2 Cable Road is a bungalow on Cable Road in Tanglin, Singapore. Completed in 1913, it was built for Municipal Commissioner Mohamed Namazie.

==Description==
The two-storey black and white bungalow, which was designed in the Edwardian style with tropical influences, features a "distinctive" porte-cochère set 45 degrees from the building's main body. According to the Urban Redevelopment Authority, this was, at the time of the bungalow's construction, "quite a popular configuration at the time." A verandah can be found above the porch. The bungalow features a "pyramidal" roof topped by a "lantern-like jack roof" above the porch. The authority writes that the building's rooms were "organized in terms of their use and patterns of circulation through the house rather than subscribing to any notion of Classical symmetry."

==History==
The bungalow was built in 1913 for Municipal Commissioner Mohamed Namazie. It was designed by David McLeod Craik in one of his first projects as an employee of prominent architectural firm Swan & Maclaren Architects. The bungalow was gazetted for conservation by the Urban Redevelopment Authority and designated a Good Class Bungalow. In 2003, the bungalow was purchased by Vanguard Interiors managing director K.T. Ong, who resides at the house with his wife and his two adult children. Ong decided to restore the bungalow, with planning and designing beginning in 2006. The restoration of the bungalow, which cost nearly $4 million and for which he commissioned architects Rene Tan and Quek Tse Kwang, began in 2008 and was completed in 2009.

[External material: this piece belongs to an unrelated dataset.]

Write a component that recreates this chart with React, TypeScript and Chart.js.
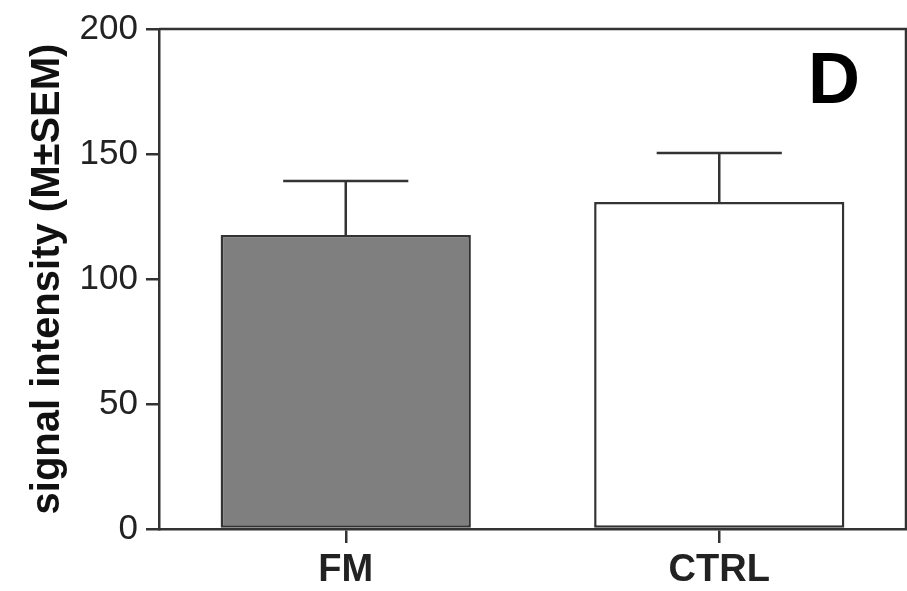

The encaustic tiles made of clay and the timber balustrades on the bungalow's main staircase were retained. However, the doors and windows, which had fallen into an "advanced state of disrepair" were removed and replaced. The verandah and the porch were both enclosed by frameless glass to allow for air conditioning. A "modern, abstract and simple" extension was added, with a linear pool leading up to the bungalow with the extension's wings on either side, which were built for his children. The project received a Category B award at the 2011 Urban Redevelopment Authority Architectural Heritage Awards.